* [Provided data]
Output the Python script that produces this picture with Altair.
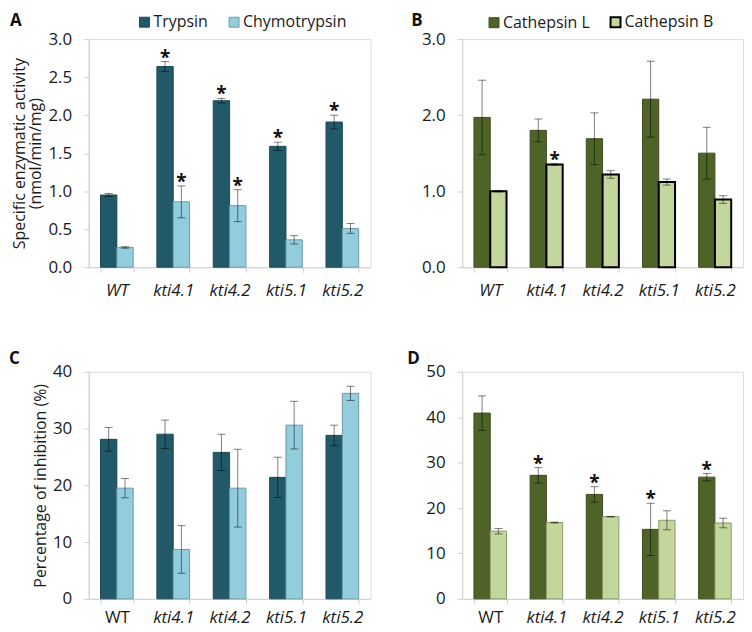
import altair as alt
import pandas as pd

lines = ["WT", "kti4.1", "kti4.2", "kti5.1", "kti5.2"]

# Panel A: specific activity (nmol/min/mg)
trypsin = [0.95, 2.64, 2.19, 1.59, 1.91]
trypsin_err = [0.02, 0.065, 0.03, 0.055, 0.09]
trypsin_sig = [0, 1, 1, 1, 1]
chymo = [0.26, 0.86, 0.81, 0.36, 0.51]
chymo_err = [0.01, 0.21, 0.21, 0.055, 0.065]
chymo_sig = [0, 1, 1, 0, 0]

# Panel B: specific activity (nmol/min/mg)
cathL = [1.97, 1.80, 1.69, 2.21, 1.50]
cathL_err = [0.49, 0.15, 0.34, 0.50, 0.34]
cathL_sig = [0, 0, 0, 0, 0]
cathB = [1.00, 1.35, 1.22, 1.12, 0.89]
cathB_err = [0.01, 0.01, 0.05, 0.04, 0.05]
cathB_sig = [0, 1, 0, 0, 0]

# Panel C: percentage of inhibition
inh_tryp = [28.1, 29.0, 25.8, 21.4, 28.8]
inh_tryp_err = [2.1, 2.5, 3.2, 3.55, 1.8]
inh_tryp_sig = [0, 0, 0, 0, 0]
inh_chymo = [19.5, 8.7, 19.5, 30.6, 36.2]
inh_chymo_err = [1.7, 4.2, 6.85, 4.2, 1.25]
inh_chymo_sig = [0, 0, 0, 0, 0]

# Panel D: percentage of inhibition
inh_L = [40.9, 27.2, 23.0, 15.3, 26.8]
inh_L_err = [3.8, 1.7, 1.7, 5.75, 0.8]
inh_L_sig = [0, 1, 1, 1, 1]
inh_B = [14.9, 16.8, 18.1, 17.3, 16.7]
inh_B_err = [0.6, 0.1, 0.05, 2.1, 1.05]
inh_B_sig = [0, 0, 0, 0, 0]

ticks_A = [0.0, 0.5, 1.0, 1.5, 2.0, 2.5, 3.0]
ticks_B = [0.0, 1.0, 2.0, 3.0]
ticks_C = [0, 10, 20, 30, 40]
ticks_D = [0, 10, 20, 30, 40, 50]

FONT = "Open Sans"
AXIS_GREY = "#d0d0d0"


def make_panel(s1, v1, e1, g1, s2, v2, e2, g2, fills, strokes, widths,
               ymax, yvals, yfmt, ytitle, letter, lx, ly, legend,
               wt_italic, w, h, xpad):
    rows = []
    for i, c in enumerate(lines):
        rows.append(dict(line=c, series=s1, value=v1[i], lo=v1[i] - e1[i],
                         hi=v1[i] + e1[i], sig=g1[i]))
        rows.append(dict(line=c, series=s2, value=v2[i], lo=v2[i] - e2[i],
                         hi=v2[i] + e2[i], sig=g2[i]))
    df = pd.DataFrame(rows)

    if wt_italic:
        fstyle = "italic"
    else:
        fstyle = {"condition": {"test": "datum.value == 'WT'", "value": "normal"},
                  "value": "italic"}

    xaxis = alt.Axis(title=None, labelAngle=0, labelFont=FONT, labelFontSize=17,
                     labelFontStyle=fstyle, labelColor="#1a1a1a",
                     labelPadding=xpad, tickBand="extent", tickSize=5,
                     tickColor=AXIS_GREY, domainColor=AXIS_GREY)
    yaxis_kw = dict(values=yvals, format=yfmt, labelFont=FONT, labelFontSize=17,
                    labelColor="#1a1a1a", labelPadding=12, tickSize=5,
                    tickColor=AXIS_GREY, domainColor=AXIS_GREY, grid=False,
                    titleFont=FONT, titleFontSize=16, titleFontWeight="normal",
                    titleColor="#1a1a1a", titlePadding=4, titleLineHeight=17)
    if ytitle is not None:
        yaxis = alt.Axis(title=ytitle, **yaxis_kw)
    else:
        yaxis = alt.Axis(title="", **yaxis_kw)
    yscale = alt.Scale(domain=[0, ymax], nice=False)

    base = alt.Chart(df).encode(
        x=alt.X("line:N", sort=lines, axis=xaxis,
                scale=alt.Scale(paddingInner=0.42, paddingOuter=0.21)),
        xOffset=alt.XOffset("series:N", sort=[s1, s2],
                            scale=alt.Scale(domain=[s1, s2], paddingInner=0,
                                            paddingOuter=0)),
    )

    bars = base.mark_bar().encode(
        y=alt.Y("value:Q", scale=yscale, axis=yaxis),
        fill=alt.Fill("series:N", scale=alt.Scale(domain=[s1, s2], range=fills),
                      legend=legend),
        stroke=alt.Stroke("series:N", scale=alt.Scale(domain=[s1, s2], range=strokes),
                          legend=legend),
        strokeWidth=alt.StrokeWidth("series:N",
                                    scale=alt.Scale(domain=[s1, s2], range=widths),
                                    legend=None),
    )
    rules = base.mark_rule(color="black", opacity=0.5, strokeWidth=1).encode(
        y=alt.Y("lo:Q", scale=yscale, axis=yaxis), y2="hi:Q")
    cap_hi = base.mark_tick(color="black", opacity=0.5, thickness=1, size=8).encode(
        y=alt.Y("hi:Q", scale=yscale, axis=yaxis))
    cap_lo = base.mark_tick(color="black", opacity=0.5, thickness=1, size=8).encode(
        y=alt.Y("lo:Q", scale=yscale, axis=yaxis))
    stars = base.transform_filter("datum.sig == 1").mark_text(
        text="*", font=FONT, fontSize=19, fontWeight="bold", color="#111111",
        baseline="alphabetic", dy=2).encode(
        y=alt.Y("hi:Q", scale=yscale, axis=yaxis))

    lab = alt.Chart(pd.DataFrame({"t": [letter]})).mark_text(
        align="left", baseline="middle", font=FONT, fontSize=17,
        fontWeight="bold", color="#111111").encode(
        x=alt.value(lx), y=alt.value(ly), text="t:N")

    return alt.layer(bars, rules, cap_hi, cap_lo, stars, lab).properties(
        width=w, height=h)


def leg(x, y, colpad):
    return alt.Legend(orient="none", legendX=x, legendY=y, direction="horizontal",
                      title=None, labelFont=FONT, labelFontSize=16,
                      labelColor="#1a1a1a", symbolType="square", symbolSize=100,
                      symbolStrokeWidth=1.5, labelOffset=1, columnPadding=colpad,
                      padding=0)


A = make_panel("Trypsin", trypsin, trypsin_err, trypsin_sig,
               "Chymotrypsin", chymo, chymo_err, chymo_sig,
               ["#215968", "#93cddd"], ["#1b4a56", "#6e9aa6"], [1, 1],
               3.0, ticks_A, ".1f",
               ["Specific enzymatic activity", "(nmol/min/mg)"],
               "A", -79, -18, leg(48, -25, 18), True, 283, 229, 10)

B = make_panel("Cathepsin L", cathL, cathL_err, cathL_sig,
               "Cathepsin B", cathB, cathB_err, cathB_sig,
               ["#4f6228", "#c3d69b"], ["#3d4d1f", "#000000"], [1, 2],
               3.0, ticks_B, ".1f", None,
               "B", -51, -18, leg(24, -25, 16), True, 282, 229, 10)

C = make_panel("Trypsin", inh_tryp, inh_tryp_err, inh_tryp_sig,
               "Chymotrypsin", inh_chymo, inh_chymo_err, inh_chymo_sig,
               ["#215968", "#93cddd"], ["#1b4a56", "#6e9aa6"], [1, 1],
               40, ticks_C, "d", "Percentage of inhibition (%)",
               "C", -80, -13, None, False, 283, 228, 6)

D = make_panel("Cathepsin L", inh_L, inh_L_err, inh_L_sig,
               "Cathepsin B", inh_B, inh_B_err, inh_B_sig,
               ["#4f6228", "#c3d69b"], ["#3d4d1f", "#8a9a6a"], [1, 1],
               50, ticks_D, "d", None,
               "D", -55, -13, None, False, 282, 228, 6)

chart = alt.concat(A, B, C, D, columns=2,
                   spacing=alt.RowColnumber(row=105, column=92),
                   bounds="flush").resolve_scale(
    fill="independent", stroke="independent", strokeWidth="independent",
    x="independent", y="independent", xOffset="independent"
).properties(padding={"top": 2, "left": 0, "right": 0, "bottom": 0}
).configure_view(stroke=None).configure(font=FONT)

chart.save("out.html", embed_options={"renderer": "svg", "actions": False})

* [Stated task]
Return, unchanged, the lines from the first line of the material through the line that holds "chymo_sig = [0, 1, 1, 0, 0]", inclusive, omitting pictures.

* [Result of this exercise]
Output the Python script that produces this picture with Altair.
import altair as alt
import pandas as pd

lines = ["WT", "kti4.1", "kti4.2", "kti5.1", "kti5.2"]

# Panel A: specific activity (nmol/min/mg)
trypsin = [0.95, 2.64, 2.19, 1.59, 1.91]
trypsin_err = [0.02, 0.065, 0.03, 0.055, 0.09]
trypsin_sig = [0, 1, 1, 1, 1]
chymo = [0.26, 0.86, 0.81, 0.36, 0.51]
chymo_err = [0.01, 0.21, 0.21, 0.055, 0.065]
chymo_sig = [0, 1, 1, 0, 0]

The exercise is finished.